I also have a small collection of cookbooks, stained and bristling post-it-notes, which I use on a regular basis. They are in a way a reflection of my culinary history, not to mention everyone else's. Just when you think you've got the hang of it along comes some new kit (microwave, food processor) or ingredients (quinoa, freekeh, goat's cheese) and you need instruction and inspiration.

I started out with Beverley Sutherland Smith, who I still rely on for unfussy family food; my second copy of A Taste For All Seasons is starting to get a bit tattered. I moved on through Jane Grigson, Maggie Bear and of course the divine Stephanie Alexander, whose Cook's Companion is what you would choose if you were allowed only one cookbook. Only a few years ago I discovered David Herbert, whose Complete Perfect Recipes is not as encyclopaedic as Stephanie, but a much more convenient size!

Developing a taste for Middle Eastern food led me to Claudia Roden and Greg Malouf. Nowadays creeping physical disability has me looking for speed and simplicity and I have become a devotee of Hugh Fearnley-Whittingstall and particularly Nigel Slater, whose (non-baking) recipes assume a certain level of experience - a handful of this, a glug of that.

These days my new books are usually books about food or food history, generally with recipes attached to inform the narrative.
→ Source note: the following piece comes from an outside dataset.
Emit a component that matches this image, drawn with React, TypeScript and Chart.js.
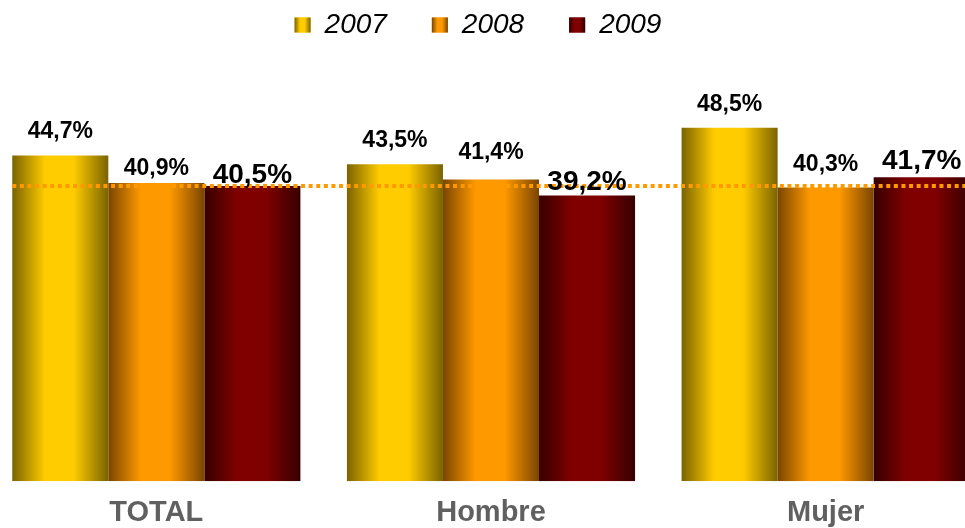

Jennifer McLagan's wonderful books like The Odd Bits are a good case in point.

One thing I have learned is to have a well-stocked pantry, which is a great assistance with short notice or "bottom of the fridge" cooking.

105southernbooklady
Aug. 16, 2016, 8:44 am

One more cookbook that has been recently added to my honor shelf of "I'm on my second copy of this" is One Big Table by Molly O'Neill. I think it would probably satisfy a lot of people here in that it is specifically a celebration of people who love to cook at home. In fact, O'Neill first came up with the idea for the book after attending some New York society party where everyone seemed to have come to the conclusion that Americans no longer cooked at home, they just went out to eat or ordered take out. She thought that was bullshit, and set about calling for people to submit recipes, and traveling around the country to meet all these people who just love to cook. Five years later, One Big Table is the result. Talk about a fun research project.

It's a massive book with recipes from a huge range of places, cultures, ethnicities, cuisines and styles. So it's inevitable that there are going to be recipes for things you won't want or like. But on the whole there are going to be more that you do. And while the recipes all come with personal stories and bits of history, (which I love), what's impressive from a practical standpoint is how reliable they all seem to be. These are the recipes that hundreds of other cooks just make "automatically." One of my favorites is "Dominic's Italian-American Nicoise Salad" which I've adopted as my own.

And the chapter on pies is a thing of beauty.

Because the book is so thick, the binding has not stood up to the hard use I've given it, so I actually purchased a "back up" copy.

106MaureenRoy
Bearbeitet: Aug. 16, 2016, 4:58 pm

"The ABCs of Vegan Home Cooking: the art of simple and wholesome cooking" is a well-organized basic vegan cookbook complete with step-by-step color photos; 226 pages, paperback. Their sections I use most are those for 29 different kinds of vegetables and those for desserts. They self-published this book in 2014 ... it is listed on Amazon:

https://www.amazon.com/Masao-Evelyne-Miyaji-Cooking-Paperback/dp/B00RWSYZHC/ref=...

Author 1 is Masao Miyaji, who opened a vegan restaurant (Masao's Kitchen) in Massachusetts in 1993. Author 2 is Evelyne Miyaji, who has been a macrobiotic cooking teacher and counselor for 30 years.

The recipes are not only tasty and beautiful, but also profoundly health-supporting. With a few adjustments, they can be made compatible with dietary guidelines of Caldwell Esselstyn, MD, John McDougall, MD, Neal Barnard, MB, and Dean Ornish, MD.

107chibitika
Aug. 19, 2016, 3:50 am

>100 .Monkey.:.Monkey: Yes, I did realize that, but I didn't look around to see if the person was still active in this group. I figured I'd take a chance. I've been on LT for years now, and I lurk in many groups, and I thought that might be the case here.